The Air Force, for its part, has insisted there are better options available in the world market, jets built by manufacturers who have been in the business of military aviation for decades. The Tejas, they have argued in the past, will be obsolete by the time it enters Air Force squadron service.

Except it isn't. Not in the least.

Equipped with a modern Israeli multi-mode radar, the Elta 2032, state-of-the-art Derby air-to-air missiles to attack enemy jets, and modern laser designator and targeting pods to hit ground targets, the Tejas is, in many ways, as capable as the French-built Mirage 2000, the aircraft used by HAL as its benchmark. Every pilot that has tested the jet has sworn by the Tejas's flight control system and the ease with which it manoeuvres. Not a single Tejas fighter has been lost to an accident during flight tests during 3,000 sorties.

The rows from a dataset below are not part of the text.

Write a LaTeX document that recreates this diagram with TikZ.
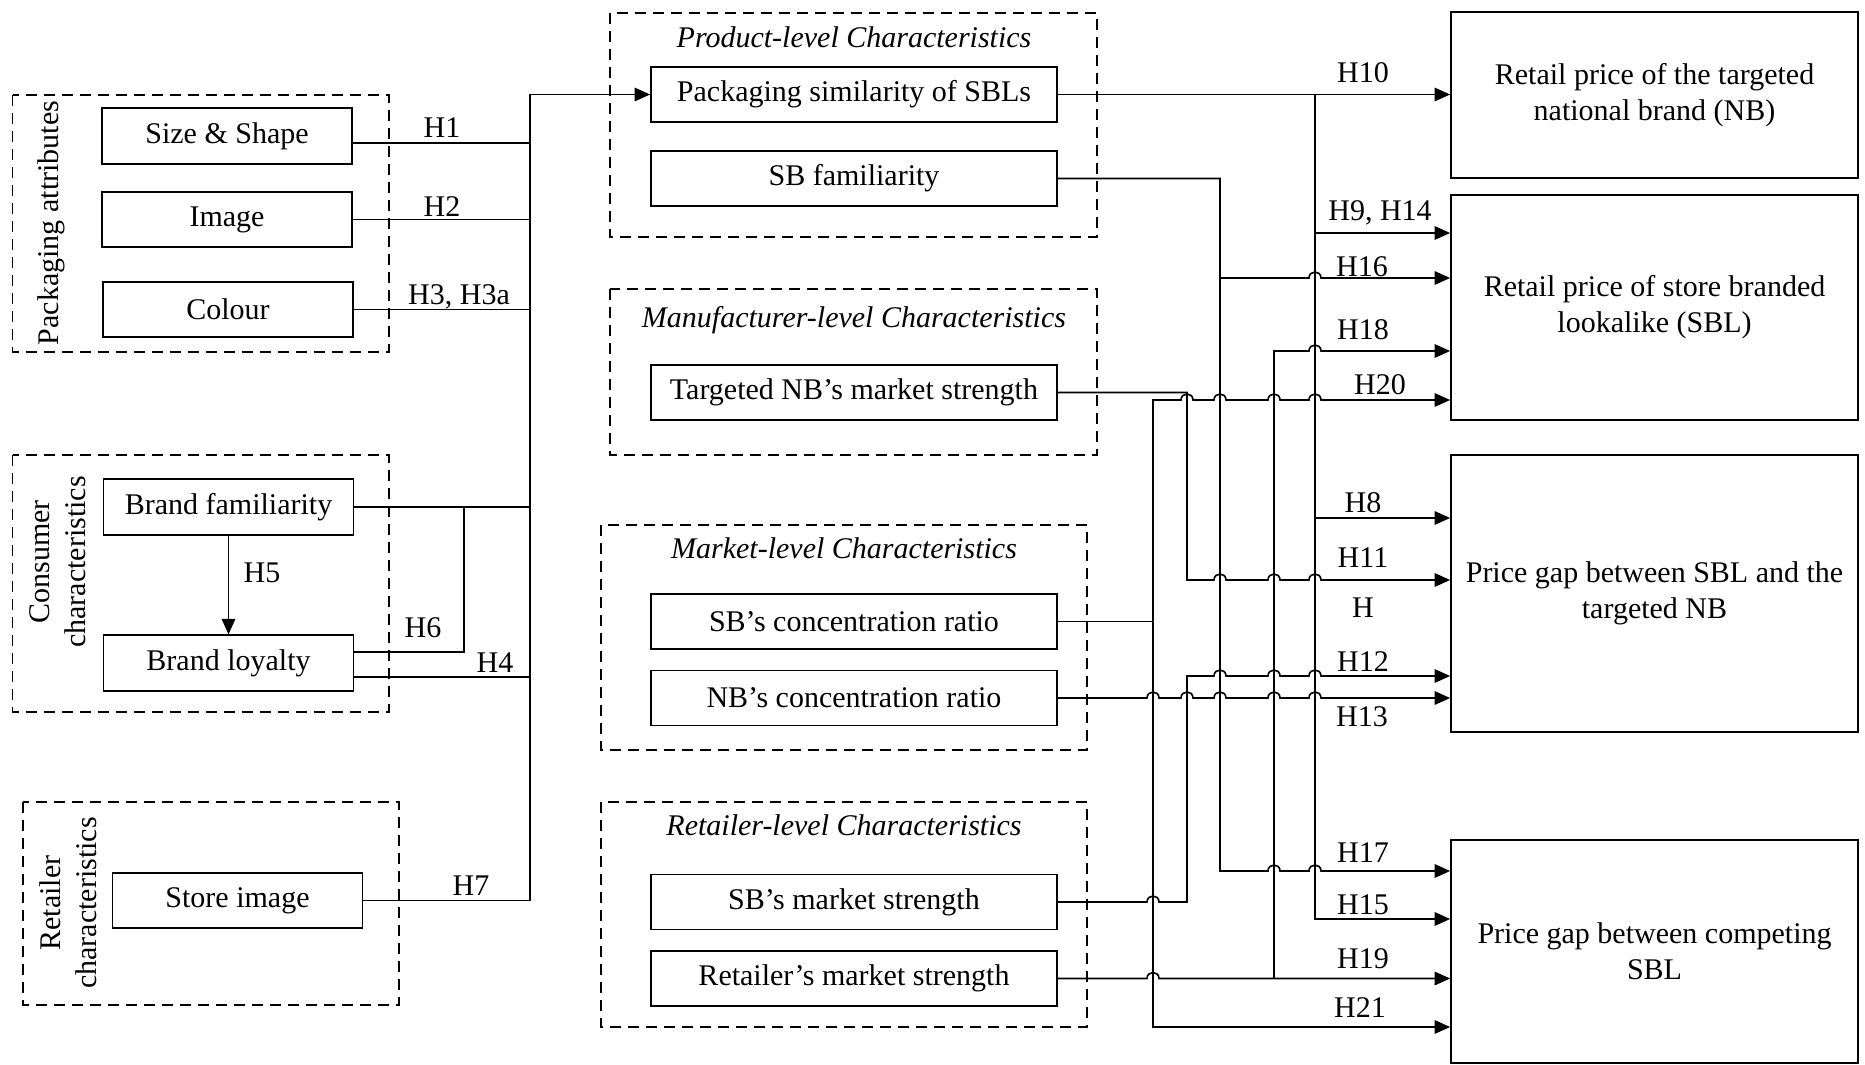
\documentclass[tikz,border=0pt]{standalone}
\usepackage{fontspec}
\setmainfont{Liberation Serif}
\usetikzlibrary{arrows.meta,calc}
\begin{document}
\begin{tikzpicture}[x=0.4pt,y=-0.4pt,
  font=\fontsize{12}{14.4}\selectfont,
  conn/.style={line width=0.65pt},
  arr/.style={conn,-{Triangle[length=6.2pt,width=5.4pt]}},
  box/.style={draw,line width=0.7pt,inner sep=0pt,align=center},
  lbox/.style={box,minimum width=100pt,minimum height=22.2pt},
  mbox/.style={box,minimum width=162.4pt,minimum height=22pt},
  rbox/.style={box,minimum width=162.8pt},
  grp/.style={draw,line width=0.7pt,dash pattern=on 4.4pt off 2.8pt},
  ttl/.style={font=\fontsize{12}{14.4}\selectfont\itshape},
  hl/.style={inner sep=0pt},
  hop/.style args={#1/#2}{insert path={-- ({#1-6},#2) .. controls ({#1-6},{#2-8}) and ({#1+6},{#2-8}) .. ({#1+6},#2)}}
]
\fill[white] (0,0) rectangle (1865,1065);
\useasboundingbox (0,0) rectangle (1865,1065);

% dashed groups
\draw[grp] (12.5,95) rectangle (389,352);
\draw[grp] (12.5,455) rectangle (389,712);
\draw[grp] (23,802) rectangle (399,1005);
\draw[grp] (610,13) rectangle (1097,237);
\draw[grp] (610,289) rectangle (1097,455);
\draw[grp] (601,525) rectangle (1087,750);
\draw[grp] (601,802) rectangle (1087,1027);

% left boxes
\node[lbox] (size) at (227,136) {Size \& Shape};
\node[lbox] (image) at (227,219.5) {Image};
\node[lbox] (colour) at (228,309.5) {Colour};
\node[lbox] (bf) at (228.5,507) {Brand familiarity};
\node[lbox] (bl) at (228.5,663) {Brand loyalty};
\node[lbox] (store) at (237.5,900.5) {Store image};

\node[rotate=90] (lpack) at (51,223) {Packaging attributes};
\node[rotate=90,align=center] (lcons) at (57.5,562) {Consumer\\characteristics};
\node[rotate=90,align=center] (lret) at (68,903) {Retailer\\characteristics};

% middle
\node[ttl] (tprod) at (854,37) {Product-level Characteristics};
\node[mbox] (psim) at (854,94.5) {Packaging similarity of SBLs};
\node[mbox] (sbfam) at (854,178.5) {SB familiarity};
\node[ttl] (tmanu) at (854,320) {Manufacturer-level Characteristics};
\node[mbox] (tnb) at (854,392.5) {Targeted NB’s market strength};
\node[ttl] (tmark) at (844,548) {Market-level Characteristics};
\node[mbox] (sbcr) at (854,621.5) {SB’s concentration ratio};
\node[mbox] (nbcr) at (854,698) {NB’s concentration ratio};
\node[ttl] (tretl) at (844,825) {Retailer-level Characteristics};
\node[mbox] (sbms) at (854,902) {SB’s market strength};
\node[mbox] (rms) at (854,978.5) {Retailer’s market strength};

% right
\node[rbox,minimum height=66.4pt] (nbp) at (1654.5,95) {Retail price of the targeted\\national brand (NB)};
\node[rbox,minimum height=90pt] (sblp) at (1654.5,307.5) {Retail price of store branded\\lookalike (SBL)};
\node[rbox,minimum height=110.8pt] (gapnb) at (1654.5,593.5) {Price gap between SBL and the\\targeted NB};
\node[rbox,minimum height=89.2pt] (gapc) at (1654.5,951.5) {Price gap between competing\\SBL};

% left connectors
\coordinate (busTop) at (530,94.5);
\coordinate (s1) at ($(size.east)+(0,7)$);
\coordinate (bl6) at ($(bl.east)+(0,-11)$);
\coordinate (bl4) at ($(bl.east)+(0,14)$);
\coordinate (x6) at (464,0);
\draw[arr] (store.east) -- (store.east -| busTop) -- (busTop) -- (psim.west);
\draw[conn] (s1) -- (s1 -| busTop);
\draw[conn] (image.east) -- (image.east -| busTop);
\draw[conn] (colour.east) -- (colour.east -| busTop);
\draw[conn] (bf.east) -- (bf.east -| busTop);
\draw[conn] (bl6) -- (bl6 -| x6) -- (bf.east -| x6);
\draw[conn] (bl4) -- (bl4 -| busTop);
\draw[arr] (bf.south) -- (bl.north);

\node[hl] (lH1) at (442,128) {H1};
\node[hl] (lH2) at (442,207) {H2};
\node[hl] (lH3) at (459,297) {H3, H3a};
\node[hl] (lH5) at (262,573) {H5};
\node[hl] (lH6) at (423,628) {H6};
\node[hl] (lH4) at (495,663) {H4};
\node[hl] (lH7) at (471,886) {H7};

% right connectors
\coordinate (T) at (1315,94.5);
\draw[arr] (psim.east) -- (psim.east -| nbp.west);
\draw[arr] (T) -- (1315,919) -- (gapc.west |- 0,919);
\draw[arr] (1315,233) -- (sblp.west |- 0,233);
\draw[arr] (1315,518) -- (gapnb.west |- 0,518);

\draw[arr] (sbfam.east) -- (1220,178.5) -- (1220,871) [hop=1274/871] [hop=1315/871] -- (gapc.west |- 0,871);
\draw[arr] (1220,278) [hop=1315/278] -- (sblp.west |- 0,278);

\draw[arr] (tnb.east) -- (1187,392.5) -- (1187,580) [hop=1220/580] [hop=1274/580] [hop=1315/580] -- (gapnb.west |- 0,580);

\draw[conn] (sbcr.east) -- (1153,621.5);
\draw[arr] (1153,621.5) -- (1153,400) [hop=1187/400] [hop=1220/400] [hop=1274/400] [hop=1315/400] -- (sblp.west |- 0,400);
\draw[arr] (1153,621.5) -- (1153,1027) -- (gapc.west |- 0,1027);

\draw[arr] (nbcr.east) [hop=1153/698] [hop=1187/698] [hop=1220/698] [hop=1274/698] [hop=1315/698] -- (gapnb.west |- 0,698);

\draw[arr] (sbms.east) [hop=1153/902] -- (1187,902) -- (1187,676) [hop=1220/676] [hop=1274/676] [hop=1315/676] -- (gapnb.west |- 0,676);

\draw[arr] (rms.east) [hop=1153/978.5] -- (gapc.west |- 0,978.5);
\draw[arr] (1274,978.5) -- (1274,351) [hop=1315/351] -- (sblp.west |- 0,351);

\node[hl] (rH10) at (1363,73) {H10};
\node[hl] (rH9) at (1380,213) {H9, H14};
\node[hl] (rH16) at (1362,267) {H16};
\node[hl] (rH18) at (1363,330) {H18};
\node[hl] (rH20) at (1380,385) {H20};
\node[hl] (rH8) at (1363,503) {H8};
\node[hl] (rH11) at (1363,558) {H11};
\node[hl] (rH) at (1363,608) {H};
\node[hl] (rH12) at (1363,662) {H12};
\node[hl] (rH13) at (1362,717) {H13};
\node[hl] (rH17) at (1363,853) {H17};
\node[hl] (rH15) at (1363,905) {H15};
\node[hl] (rH19) at (1363,959) {H19};
\node[hl] (rH21) at (1360,1008) {H21};
\end{tikzpicture}
\end{document}
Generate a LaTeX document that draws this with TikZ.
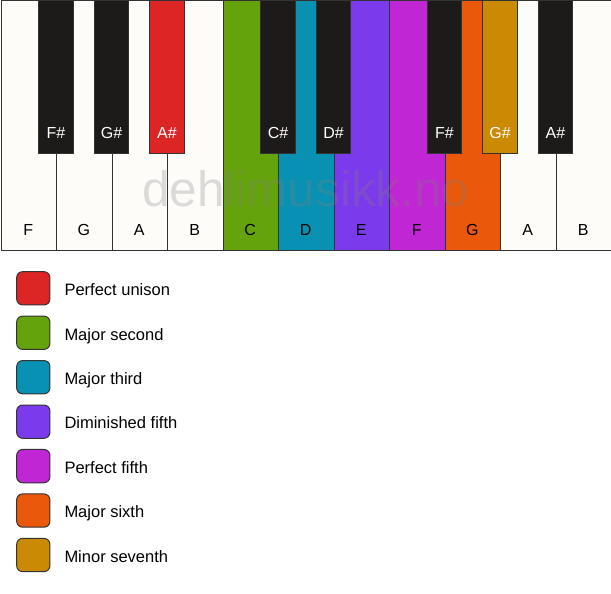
\documentclass[tikz,border=0pt]{standalone}
\usepackage{fontspec}
\setmainfont{Liberation Sans}
\definecolor{keywhite}{HTML}{FDFCF9}
\definecolor{keyblack}{HTML}{1C1B1A}
\definecolor{keyline}{HTML}{333333}
\definecolor{iRed}{HTML}{DC2626}
\definecolor{iGreen}{HTML}{65A30D}
\definecolor{iCyan}{HTML}{0891B2}
\definecolor{iViolet}{HTML}{7C3AED}
\definecolor{iFuchsia}{HTML}{C026D3}
\definecolor{iOrange}{HTML}{EA580C}
\definecolor{iYellow}{HTML}{CA8A04}
\tikzset{
  whitekey/.style={draw=keyline, line width=1pt, minimum width=55.5pt, minimum height=249.5pt, inner sep=0pt, anchor=north west},
  blackkey/.style={draw=keyline, line width=1pt, minimum width=34.5pt, minimum height=152.5pt, inner sep=0pt, anchor=north},
  wlabel/.style={font=\fontsize{16}{19}\selectfont, text=black, anchor=base, inner sep=0pt},
  blabel/.style={font=\fontsize{16}{19}\selectfont, text=white, anchor=base, inner sep=0pt},
  legendbox/.style={draw=keyline, line width=1pt, rounded corners=6pt, minimum width=33.3pt, minimum height=33.3pt, inner sep=0pt},
  legendtext/.style={font=\fontsize{16.5}{19}\selectfont, anchor=base west, inner sep=0pt},
  watermark/.style={font=\fontsize{49.5}{52}\selectfont, text=gray, text opacity=0.27, anchor=base, inner sep=0pt}
}
\begin{document}
\begin{tikzpicture}[x=1pt,y=-1pt]
\useasboundingbox (0,0) rectangle (611,594);
\fill[white] (0,0) rectangle (611,594);
% white keys
\foreach \i/\n/\c in {0/F/keywhite,1/G/keywhite,2/A/keywhite,3/B/keywhite,4/C/iGreen,5/D/iCyan,6/E/iViolet,7/F/iFuchsia,8/G/iOrange,9/A/keywhite,10/B/keywhite}{
  \node[whitekey, fill=\c] (w\i) at (0.5+\i*55.5,0.5) {};
  \node[wlabel] (wl\i) at (0.5+\i*55.5+27.75,235.7) {\n};
}
% watermark
\node[watermark] (wm) at (305.8,206.8) {dehlimusikk.no};
% black keys
\foreach \i/\n/\c in {1/F\#/keyblack,2/G\#/keyblack,3/A\#/iRed,5/C\#/keyblack,6/D\#/keyblack,8/F\#/keyblack,9/G\#/iYellow,10/A\#/keyblack}{
  \node[blackkey, fill=\c] (b\i) at (0.5+\i*55.5,0.5) {};
  \node[blabel] (bl\i) at (0.5+\i*55.5,138.7) {\n};
}
% legend
\foreach \i/\c/\t in {0/iRed/Perfect unison,1/iGreen/Major second,2/iCyan/Major third,3/iViolet/Diminished fifth,4/iFuchsia/Perfect fifth,5/iOrange/Major sixth,6/iYellow/Minor seventh}{
  \node[legendbox, fill=\c] (lb\i) at (33.3,288.3+44.45*\i) {};
  \node[legendtext] (lt\i) at (64.3,295.6+44.45*\i) {\t};
}
\end{tikzpicture}
\end{document}
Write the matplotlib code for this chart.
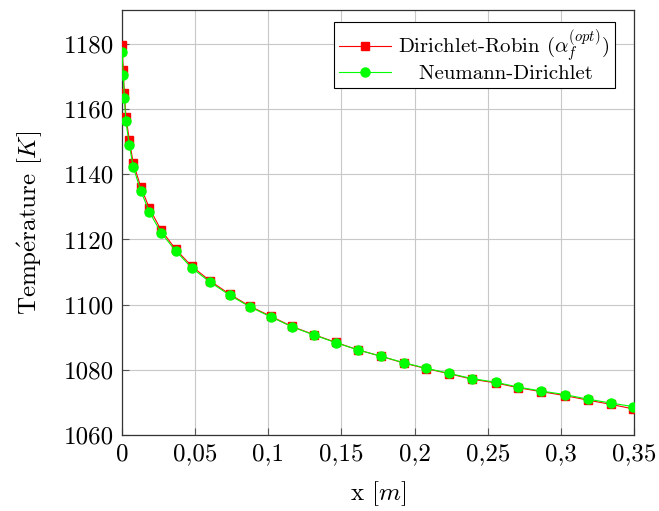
import matplotlib
matplotlib.use("Agg")
import matplotlib.pyplot as plt
from matplotlib.ticker import FuncFormatter

plt.rcParams['font.family'] = ['cmr10', 'DejaVu Serif']
plt.rcParams['mathtext.fontset'] = 'cm'
plt.rcParams['axes.formatter.use_mathtext'] = True

x_vals = [0.0, 0.0009, 0.0016, 0.0027, 0.0050, 0.0077, 0.0128, 0.0187, 0.0267,
          0.0367, 0.0476, 0.0602, 0.0736, 0.0875, 0.1019, 0.1162, 0.1312, 0.1463,
          0.1615, 0.1768, 0.1925, 0.2078, 0.2237, 0.2395, 0.2554, 0.2709, 0.2866,
          0.3028, 0.3185, 0.3343, 0.3495]
neumann_dirichlet = [1177.6, 1170.5, 1163.3, 1156.2, 1149.0, 1142.2, 1135.0, 1128.4,
                     1122.1, 1116.5, 1111.3, 1106.9, 1102.9, 1099.3, 1096.2, 1093.2,
                     1090.7, 1088.3, 1086.1, 1084.2, 1082.2, 1080.5, 1078.9, 1077.3,
                     1076.2, 1074.7, 1073.5, 1072.4, 1071.0, 1069.8, 1068.7]
dirichlet_robin = [1179.6, 1172.0, 1164.9, 1157.7, 1150.5, 1143.4, 1136.2, 1129.6,
                   1122.9, 1117.0, 1111.8, 1107.3, 1103.2, 1099.5, 1096.4, 1093.3,
                   1090.8, 1088.4, 1086.1, 1084.2, 1082.1, 1080.4, 1078.8, 1077.1,
                   1076.0, 1074.5, 1073.3, 1072.1, 1070.7, 1069.4, 1068.0]

x_ticks = [0, 0.05, 0.1, 0.15, 0.2, 0.25, 0.3, 0.35]
y_ticks = [1060, 1080, 1100, 1120, 1140, 1160, 1180]

fig = plt.figure(figsize=(6.59, 5.11), dpi=100)
ax = fig.add_axes([0.1851, 0.1487, 0.7770, 0.8317])

ax.plot(x_vals, dirichlet_robin, color='red', lw=0.8, marker='s', ms=6,
        label=r'Dirichlet-Robin ($\alpha_f^{(opt)}$)', zorder=3)
ax.plot(x_vals, neumann_dirichlet, color='#00ff00', lw=0.8, marker='o', ms=6.5,
        label='   Neumann-Dirichlet', zorder=4)

ax.set_xlim(0, 0.35)
ax.set_ylim(1060, 1190.4)
ax.set_xticks(x_ticks)
ax.set_yticks(y_ticks)
ax.xaxis.set_major_formatter(FuncFormatter(lambda v, p: ('%g' % v).replace('.', ',')))
ax.yaxis.set_major_formatter(FuncFormatter(lambda v, p: '%d' % v))
ax.grid(True, color='#c8c8c8', lw=0.8)
ax.set_axisbelow(True)
ax.tick_params(direction='in', length=5, width=0.8, color='#555555', labelsize=18,
               top=False, right=False, pad=6)
for s in ax.spines.values():
    s.set_linewidth(0.9)
    s.set_color('#333333')

ax.set_xlabel(r'x [$m$]', fontsize=18, labelpad=10)
ax.set_ylabel(r'Temp$\mathrm{\acute{e}}$rature [$K$]', fontsize=18, labelpad=14)

leg = ax.legend(loc='upper right', fontsize=15, frameon=True, fancybox=False,
                edgecolor='black', framealpha=1, borderpad=0.25, handlelength=2.5,
                handletextpad=0.35, labelspacing=0.02, borderaxespad=0,
                bbox_to_anchor=(0.9625, 0.971))
leg.get_frame().set_linewidth(0.8)

fig.savefig('out.png', dpi=100)
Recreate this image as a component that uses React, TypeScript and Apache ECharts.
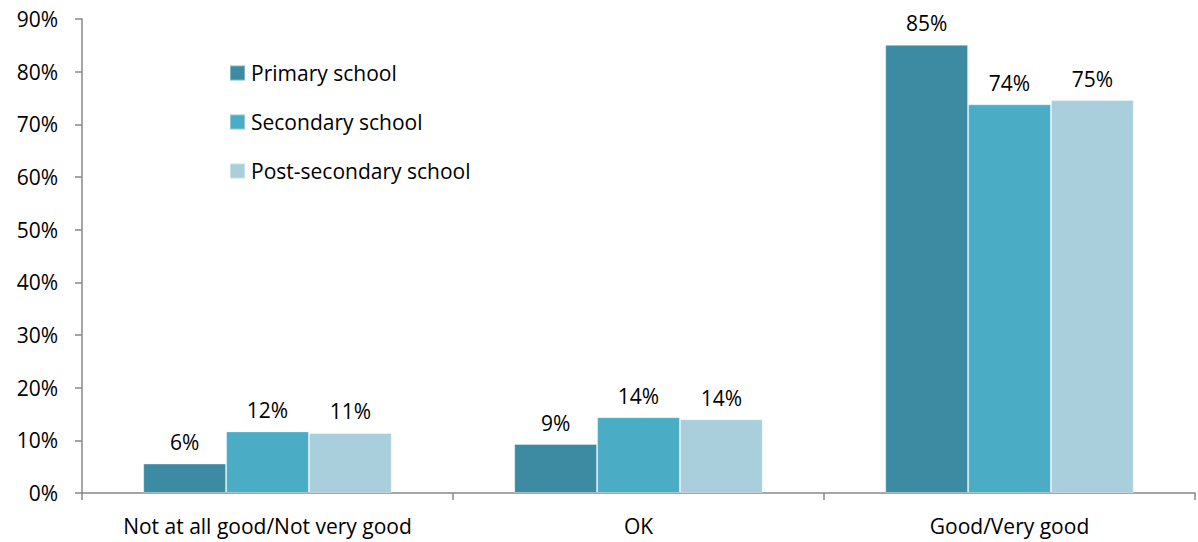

More than 3000 sorties of the Tejas fighter have been flown to date

Confronted by these facts, critics of the jet say the Tejas is not indigenous at all. They point out that the engine is American, its radar and weapons Israeli, its ejection seat British -all that in addition to several other imported systems and subsystems. HAL counters that leading Western designs like the French Rafale and the Swedish Gripen also have imported systems because it's simply too expensive and too time-consuming to develop components that have been perfected and are available for purchase.

So has the Tejas programme added to India's engineering and scientific knowledge? It has. The fly-by-wire system gives computer-controlled inputs to charter the flight of the aircraft - and it's completely Indian. To deal with enemy jets, the Mission Computer which processes data provided by sensors like the radar is Indian. In fact, the hardware and the software of the Mission Computer has been designed around an open architecture framework which means that it can be upgraded in the future. The jet itself is constructed using Indian-made carbon fibre composites which are light-weight and ultra-strong alternatives to metal. A host of general systems dealing with everything from fuel management to steering of the nose-wheel are all made in India. A key sensor, the Tarang Radar Warning Radar, which lets the pilot know of enemy aircraft or surface-to-air missiles in the vicinity of the Tejas, is also Indian.

The Tejas fighter has state of the art Derby air-to-air missiles

Modern fighter aircraft, including the air force's top gun, the Sukhoi - 30, are notoriously unreliable and maintenance-heavy. Less than 60 per cent of Sukhoi fleet is available at any one time to conduct missions, a huge concern for the air force. HAL says the Tejas will be available more than 70 per cent of the time when called in for missions and are targeting a minimum of 80 per cent, far in excess of what the IAF is presently able to achieve with most of its other jets.

Today, when the Indian Air Force's 45 squadron, the "Flying Daggers", take ownership of their first fighters, the Tejas programme will have turned over to an all-new page. As a light fighter based on requirements that were last updated more than a decade ago , the Tejas will never be among the best fighters in the world. It will, however, provide the Indian Air Force far more than what they had initially wanted - a MiG-21 replacement.

The cockpit of the Tejas fighter

In the Tejas, the air force has a modern fighter which will only get better through modifications and additions to its capabilities.